Items from a data source
========
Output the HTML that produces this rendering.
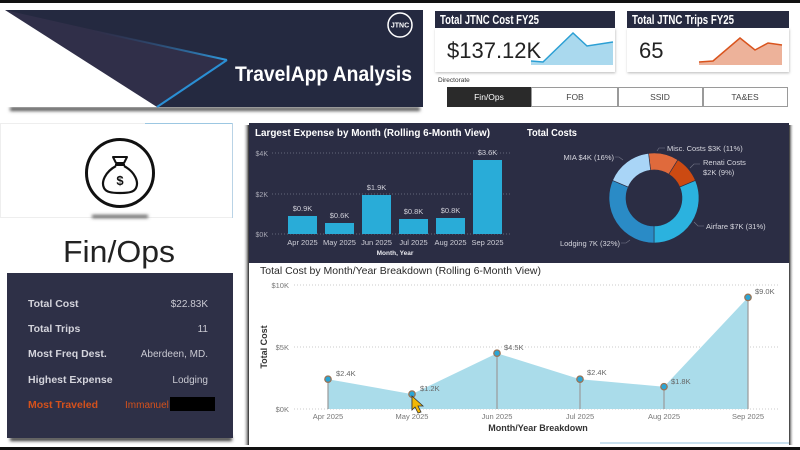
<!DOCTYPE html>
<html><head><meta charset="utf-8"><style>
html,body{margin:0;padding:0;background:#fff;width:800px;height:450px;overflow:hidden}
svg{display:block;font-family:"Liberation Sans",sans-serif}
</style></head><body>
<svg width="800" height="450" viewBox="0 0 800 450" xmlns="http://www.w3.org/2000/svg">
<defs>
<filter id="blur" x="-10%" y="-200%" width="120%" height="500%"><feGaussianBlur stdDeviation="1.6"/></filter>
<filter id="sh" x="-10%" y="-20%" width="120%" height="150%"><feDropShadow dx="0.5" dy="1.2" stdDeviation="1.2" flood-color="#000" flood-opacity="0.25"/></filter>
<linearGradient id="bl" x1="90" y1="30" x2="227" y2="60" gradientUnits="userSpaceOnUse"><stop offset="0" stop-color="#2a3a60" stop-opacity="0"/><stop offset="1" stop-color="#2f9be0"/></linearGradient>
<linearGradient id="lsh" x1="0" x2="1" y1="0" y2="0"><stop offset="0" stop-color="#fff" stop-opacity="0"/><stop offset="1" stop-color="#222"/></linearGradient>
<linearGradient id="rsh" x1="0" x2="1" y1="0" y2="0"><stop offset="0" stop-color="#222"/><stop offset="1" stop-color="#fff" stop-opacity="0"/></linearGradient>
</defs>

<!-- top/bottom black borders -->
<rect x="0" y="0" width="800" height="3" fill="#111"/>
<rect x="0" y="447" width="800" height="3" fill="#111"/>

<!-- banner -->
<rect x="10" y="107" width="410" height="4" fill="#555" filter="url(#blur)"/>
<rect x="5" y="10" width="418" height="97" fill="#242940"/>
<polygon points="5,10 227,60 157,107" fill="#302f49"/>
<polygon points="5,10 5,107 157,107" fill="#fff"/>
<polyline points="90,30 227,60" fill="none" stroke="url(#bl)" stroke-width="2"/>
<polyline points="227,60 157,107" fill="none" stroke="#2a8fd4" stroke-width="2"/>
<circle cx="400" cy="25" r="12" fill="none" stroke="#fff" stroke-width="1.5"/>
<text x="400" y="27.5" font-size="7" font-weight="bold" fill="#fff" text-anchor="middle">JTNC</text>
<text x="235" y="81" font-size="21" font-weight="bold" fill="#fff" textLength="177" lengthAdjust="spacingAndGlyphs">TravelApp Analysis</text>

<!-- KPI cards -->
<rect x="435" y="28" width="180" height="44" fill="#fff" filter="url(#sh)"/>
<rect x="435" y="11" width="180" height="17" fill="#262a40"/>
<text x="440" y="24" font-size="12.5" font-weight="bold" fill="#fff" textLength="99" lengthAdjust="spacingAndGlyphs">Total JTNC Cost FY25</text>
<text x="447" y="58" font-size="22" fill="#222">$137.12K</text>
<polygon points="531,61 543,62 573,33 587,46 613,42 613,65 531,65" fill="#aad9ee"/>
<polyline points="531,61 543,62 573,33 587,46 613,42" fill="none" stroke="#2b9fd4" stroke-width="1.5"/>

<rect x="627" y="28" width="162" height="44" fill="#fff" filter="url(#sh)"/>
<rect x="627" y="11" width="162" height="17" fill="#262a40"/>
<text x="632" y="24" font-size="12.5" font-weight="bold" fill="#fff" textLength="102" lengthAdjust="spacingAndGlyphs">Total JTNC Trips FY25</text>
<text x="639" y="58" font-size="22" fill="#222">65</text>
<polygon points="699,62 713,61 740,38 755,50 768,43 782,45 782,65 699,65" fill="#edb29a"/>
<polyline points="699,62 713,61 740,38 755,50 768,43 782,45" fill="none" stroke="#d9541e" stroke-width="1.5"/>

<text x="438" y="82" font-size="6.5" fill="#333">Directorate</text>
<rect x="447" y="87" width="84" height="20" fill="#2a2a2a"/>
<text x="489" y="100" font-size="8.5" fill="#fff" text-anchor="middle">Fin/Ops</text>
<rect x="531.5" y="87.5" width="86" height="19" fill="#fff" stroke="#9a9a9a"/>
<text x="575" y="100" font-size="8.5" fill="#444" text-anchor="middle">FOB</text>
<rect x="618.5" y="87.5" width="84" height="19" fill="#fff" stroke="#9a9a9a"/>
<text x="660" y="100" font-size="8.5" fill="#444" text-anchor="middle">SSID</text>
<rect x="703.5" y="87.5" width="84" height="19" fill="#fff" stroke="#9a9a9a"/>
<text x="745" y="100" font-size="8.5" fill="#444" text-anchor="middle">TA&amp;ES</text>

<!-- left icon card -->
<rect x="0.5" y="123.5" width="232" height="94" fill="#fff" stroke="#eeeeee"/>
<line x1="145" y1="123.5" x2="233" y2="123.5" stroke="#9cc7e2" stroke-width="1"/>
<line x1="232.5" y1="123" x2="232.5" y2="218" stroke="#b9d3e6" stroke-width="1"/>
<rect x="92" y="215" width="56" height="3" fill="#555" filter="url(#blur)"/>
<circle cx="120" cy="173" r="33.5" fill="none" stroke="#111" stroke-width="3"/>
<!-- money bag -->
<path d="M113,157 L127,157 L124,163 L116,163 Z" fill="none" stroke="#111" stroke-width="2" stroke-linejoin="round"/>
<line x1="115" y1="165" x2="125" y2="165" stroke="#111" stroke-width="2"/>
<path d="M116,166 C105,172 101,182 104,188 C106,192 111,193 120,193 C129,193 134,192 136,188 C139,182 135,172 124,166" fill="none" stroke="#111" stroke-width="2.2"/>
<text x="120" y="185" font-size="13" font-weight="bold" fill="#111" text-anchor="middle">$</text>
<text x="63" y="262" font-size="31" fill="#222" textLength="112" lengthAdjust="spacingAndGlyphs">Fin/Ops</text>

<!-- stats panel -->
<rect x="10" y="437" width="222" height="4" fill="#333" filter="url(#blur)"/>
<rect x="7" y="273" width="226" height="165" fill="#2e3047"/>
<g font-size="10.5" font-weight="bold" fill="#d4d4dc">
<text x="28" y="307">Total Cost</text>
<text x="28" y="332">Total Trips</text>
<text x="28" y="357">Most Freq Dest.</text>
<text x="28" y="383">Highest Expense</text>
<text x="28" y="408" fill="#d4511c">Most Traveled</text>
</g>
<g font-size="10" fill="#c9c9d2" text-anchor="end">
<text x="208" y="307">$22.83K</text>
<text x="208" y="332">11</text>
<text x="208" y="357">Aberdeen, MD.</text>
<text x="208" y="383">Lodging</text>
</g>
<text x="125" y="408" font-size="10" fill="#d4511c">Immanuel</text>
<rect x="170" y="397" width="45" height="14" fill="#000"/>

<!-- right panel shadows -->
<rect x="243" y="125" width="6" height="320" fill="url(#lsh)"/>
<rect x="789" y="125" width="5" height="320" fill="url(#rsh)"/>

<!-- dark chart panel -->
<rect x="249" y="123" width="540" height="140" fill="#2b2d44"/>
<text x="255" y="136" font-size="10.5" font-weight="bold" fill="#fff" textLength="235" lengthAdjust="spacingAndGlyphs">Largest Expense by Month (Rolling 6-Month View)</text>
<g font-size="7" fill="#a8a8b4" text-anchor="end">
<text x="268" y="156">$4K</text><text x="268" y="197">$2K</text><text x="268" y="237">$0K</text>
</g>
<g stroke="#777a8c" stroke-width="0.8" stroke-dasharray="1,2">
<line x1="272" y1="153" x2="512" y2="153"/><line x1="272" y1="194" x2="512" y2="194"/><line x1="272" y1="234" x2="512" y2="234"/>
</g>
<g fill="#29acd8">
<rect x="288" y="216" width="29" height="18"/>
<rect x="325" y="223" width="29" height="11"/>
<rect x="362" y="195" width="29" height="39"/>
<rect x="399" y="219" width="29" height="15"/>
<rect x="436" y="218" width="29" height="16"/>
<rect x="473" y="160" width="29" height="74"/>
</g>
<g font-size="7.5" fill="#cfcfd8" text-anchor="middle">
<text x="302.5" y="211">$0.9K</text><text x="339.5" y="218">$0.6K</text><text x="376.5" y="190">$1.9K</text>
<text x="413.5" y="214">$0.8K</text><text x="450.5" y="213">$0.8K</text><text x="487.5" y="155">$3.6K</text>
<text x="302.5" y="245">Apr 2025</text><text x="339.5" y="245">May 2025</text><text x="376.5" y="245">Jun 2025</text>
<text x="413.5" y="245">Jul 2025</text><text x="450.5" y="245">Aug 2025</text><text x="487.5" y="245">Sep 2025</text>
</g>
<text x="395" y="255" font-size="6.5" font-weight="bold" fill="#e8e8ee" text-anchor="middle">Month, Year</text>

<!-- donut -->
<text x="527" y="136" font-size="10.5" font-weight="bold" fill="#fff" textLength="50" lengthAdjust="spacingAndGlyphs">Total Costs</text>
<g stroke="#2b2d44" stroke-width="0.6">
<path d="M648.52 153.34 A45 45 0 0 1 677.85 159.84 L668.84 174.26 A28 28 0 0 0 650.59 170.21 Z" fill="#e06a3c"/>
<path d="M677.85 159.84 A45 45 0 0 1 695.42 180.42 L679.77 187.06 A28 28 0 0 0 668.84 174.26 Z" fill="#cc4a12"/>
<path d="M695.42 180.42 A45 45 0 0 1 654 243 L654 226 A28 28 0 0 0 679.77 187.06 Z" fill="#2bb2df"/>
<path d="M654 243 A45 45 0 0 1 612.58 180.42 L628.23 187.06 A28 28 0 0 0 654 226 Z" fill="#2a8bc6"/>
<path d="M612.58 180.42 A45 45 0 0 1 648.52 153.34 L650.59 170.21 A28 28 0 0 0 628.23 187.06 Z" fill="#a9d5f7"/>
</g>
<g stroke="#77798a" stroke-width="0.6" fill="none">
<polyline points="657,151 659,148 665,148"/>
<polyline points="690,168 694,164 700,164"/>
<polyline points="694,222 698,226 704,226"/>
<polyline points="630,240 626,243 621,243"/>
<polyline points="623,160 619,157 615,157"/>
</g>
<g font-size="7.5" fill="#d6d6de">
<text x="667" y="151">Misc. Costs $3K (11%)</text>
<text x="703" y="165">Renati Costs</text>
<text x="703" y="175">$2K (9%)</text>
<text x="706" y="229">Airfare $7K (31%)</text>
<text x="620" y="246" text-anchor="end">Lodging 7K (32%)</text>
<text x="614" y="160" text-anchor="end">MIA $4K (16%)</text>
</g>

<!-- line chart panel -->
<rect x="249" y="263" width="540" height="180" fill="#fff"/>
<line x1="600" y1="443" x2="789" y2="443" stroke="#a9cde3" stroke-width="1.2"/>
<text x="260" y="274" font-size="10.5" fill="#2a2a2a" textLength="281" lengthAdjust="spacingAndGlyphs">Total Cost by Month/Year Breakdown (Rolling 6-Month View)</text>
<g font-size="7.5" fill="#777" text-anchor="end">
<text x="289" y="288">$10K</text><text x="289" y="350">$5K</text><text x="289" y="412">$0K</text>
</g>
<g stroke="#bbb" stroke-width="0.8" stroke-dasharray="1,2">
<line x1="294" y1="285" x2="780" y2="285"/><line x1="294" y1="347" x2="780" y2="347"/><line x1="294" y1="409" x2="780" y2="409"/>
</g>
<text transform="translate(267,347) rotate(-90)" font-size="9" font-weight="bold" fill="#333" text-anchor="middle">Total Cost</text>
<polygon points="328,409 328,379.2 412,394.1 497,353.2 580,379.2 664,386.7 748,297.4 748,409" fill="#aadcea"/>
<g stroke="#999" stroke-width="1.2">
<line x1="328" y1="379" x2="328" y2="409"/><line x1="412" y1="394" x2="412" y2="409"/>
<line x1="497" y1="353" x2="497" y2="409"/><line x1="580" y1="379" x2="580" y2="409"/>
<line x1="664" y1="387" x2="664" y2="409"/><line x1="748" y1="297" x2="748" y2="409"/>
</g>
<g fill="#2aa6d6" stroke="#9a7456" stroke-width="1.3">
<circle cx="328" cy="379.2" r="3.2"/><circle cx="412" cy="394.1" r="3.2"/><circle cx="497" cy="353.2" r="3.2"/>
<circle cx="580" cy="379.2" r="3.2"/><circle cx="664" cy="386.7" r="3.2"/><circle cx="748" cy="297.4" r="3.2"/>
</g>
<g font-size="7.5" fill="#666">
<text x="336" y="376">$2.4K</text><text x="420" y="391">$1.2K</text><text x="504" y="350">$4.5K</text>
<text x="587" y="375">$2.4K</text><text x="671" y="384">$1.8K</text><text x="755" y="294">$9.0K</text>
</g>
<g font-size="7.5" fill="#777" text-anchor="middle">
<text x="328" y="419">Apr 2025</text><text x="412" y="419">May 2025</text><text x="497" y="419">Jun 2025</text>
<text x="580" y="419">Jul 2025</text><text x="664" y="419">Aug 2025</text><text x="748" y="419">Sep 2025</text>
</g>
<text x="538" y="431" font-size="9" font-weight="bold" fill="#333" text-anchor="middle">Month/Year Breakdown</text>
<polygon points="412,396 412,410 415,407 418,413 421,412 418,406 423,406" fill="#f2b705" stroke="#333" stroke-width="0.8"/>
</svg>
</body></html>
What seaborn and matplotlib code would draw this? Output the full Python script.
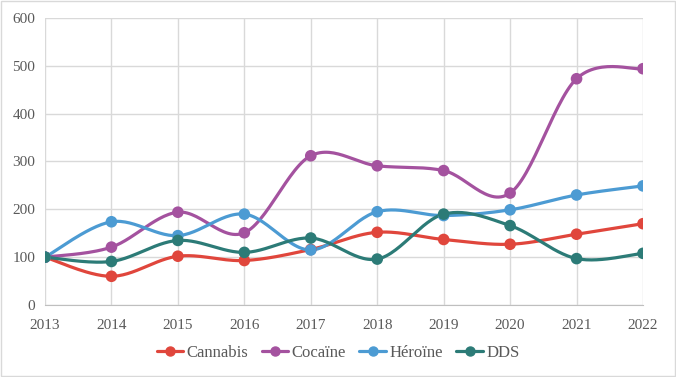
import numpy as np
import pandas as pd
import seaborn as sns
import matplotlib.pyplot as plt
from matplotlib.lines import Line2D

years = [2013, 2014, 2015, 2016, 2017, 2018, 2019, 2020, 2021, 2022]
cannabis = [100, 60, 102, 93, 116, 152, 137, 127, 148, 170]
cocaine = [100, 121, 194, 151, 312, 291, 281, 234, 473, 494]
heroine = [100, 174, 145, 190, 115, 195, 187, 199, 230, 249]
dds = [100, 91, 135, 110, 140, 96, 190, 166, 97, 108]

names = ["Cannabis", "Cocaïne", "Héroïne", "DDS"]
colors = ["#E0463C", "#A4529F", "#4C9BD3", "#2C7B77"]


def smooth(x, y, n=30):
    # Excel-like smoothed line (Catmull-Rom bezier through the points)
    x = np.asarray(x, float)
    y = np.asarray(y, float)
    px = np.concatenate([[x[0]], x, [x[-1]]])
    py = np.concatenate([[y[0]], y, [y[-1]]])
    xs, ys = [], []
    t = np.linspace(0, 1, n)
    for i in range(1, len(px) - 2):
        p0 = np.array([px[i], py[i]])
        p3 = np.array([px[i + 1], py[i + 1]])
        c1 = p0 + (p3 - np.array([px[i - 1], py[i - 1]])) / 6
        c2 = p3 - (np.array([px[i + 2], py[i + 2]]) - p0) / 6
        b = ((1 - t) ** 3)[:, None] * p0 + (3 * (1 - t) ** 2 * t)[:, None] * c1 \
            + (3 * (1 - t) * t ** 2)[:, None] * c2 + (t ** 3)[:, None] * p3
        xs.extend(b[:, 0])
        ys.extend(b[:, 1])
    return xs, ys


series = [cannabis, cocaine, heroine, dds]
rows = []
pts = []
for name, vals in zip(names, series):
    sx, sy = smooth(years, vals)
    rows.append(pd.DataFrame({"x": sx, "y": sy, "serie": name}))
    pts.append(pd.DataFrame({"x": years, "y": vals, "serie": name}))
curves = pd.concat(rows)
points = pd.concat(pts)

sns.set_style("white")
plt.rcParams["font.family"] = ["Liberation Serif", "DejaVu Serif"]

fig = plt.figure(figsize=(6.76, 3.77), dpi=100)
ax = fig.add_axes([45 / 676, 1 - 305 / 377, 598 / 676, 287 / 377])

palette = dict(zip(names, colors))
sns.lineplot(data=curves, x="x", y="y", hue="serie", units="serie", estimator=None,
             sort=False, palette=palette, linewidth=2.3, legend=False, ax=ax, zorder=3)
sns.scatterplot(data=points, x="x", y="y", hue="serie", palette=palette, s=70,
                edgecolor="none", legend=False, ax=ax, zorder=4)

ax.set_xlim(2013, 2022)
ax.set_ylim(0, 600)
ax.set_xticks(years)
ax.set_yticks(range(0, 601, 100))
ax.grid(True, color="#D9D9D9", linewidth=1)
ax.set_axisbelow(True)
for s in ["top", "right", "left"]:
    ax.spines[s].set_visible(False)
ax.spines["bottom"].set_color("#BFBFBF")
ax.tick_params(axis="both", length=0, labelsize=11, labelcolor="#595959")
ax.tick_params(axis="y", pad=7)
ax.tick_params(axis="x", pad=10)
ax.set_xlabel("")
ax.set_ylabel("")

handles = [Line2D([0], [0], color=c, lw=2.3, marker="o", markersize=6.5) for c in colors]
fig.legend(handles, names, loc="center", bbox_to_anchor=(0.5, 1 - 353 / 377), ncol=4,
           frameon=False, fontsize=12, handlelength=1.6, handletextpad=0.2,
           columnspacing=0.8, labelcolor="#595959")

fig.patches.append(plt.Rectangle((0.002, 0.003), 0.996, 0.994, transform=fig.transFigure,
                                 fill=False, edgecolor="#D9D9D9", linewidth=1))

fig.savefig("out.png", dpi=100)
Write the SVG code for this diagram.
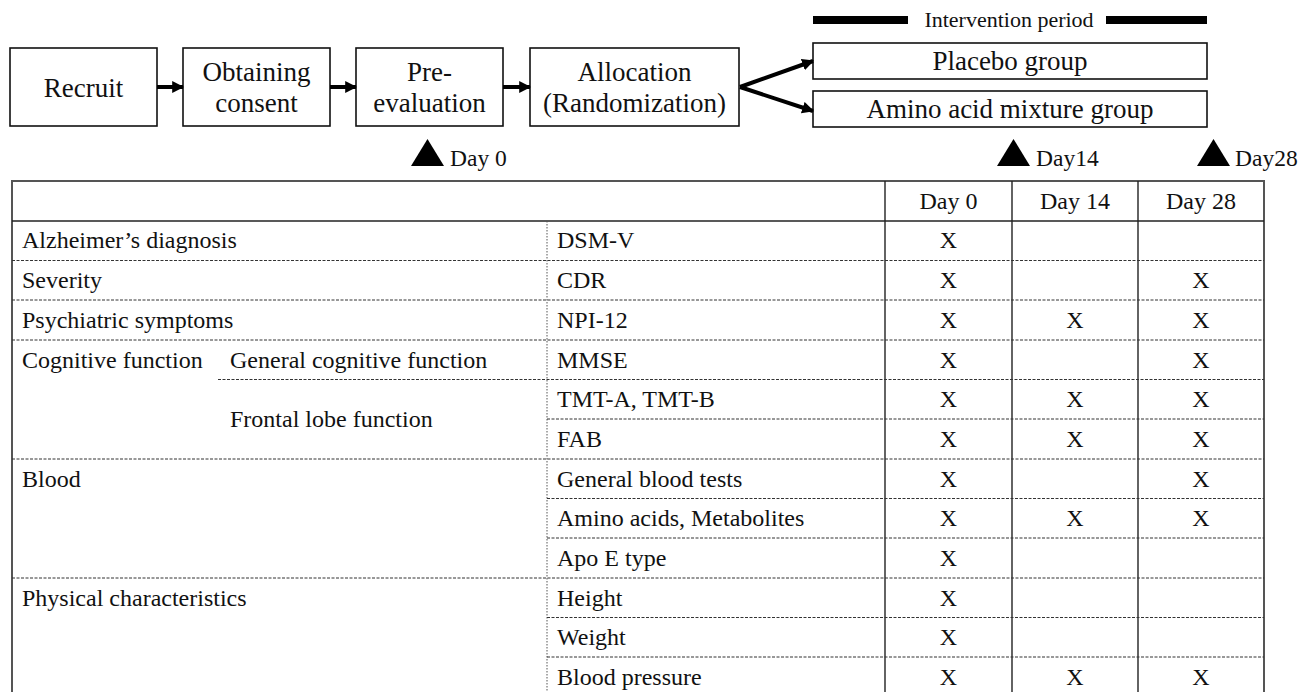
========
[EXERCISE OBJECTIVE] Go over the data above and copy every line that has the word "this" in it.

[FINISHED EXERCISE]
Output the HTML that produces this rendering.
What seaborn and matplotlib code would draw this? Output the full Python script.
Write the SVG code for this diagram.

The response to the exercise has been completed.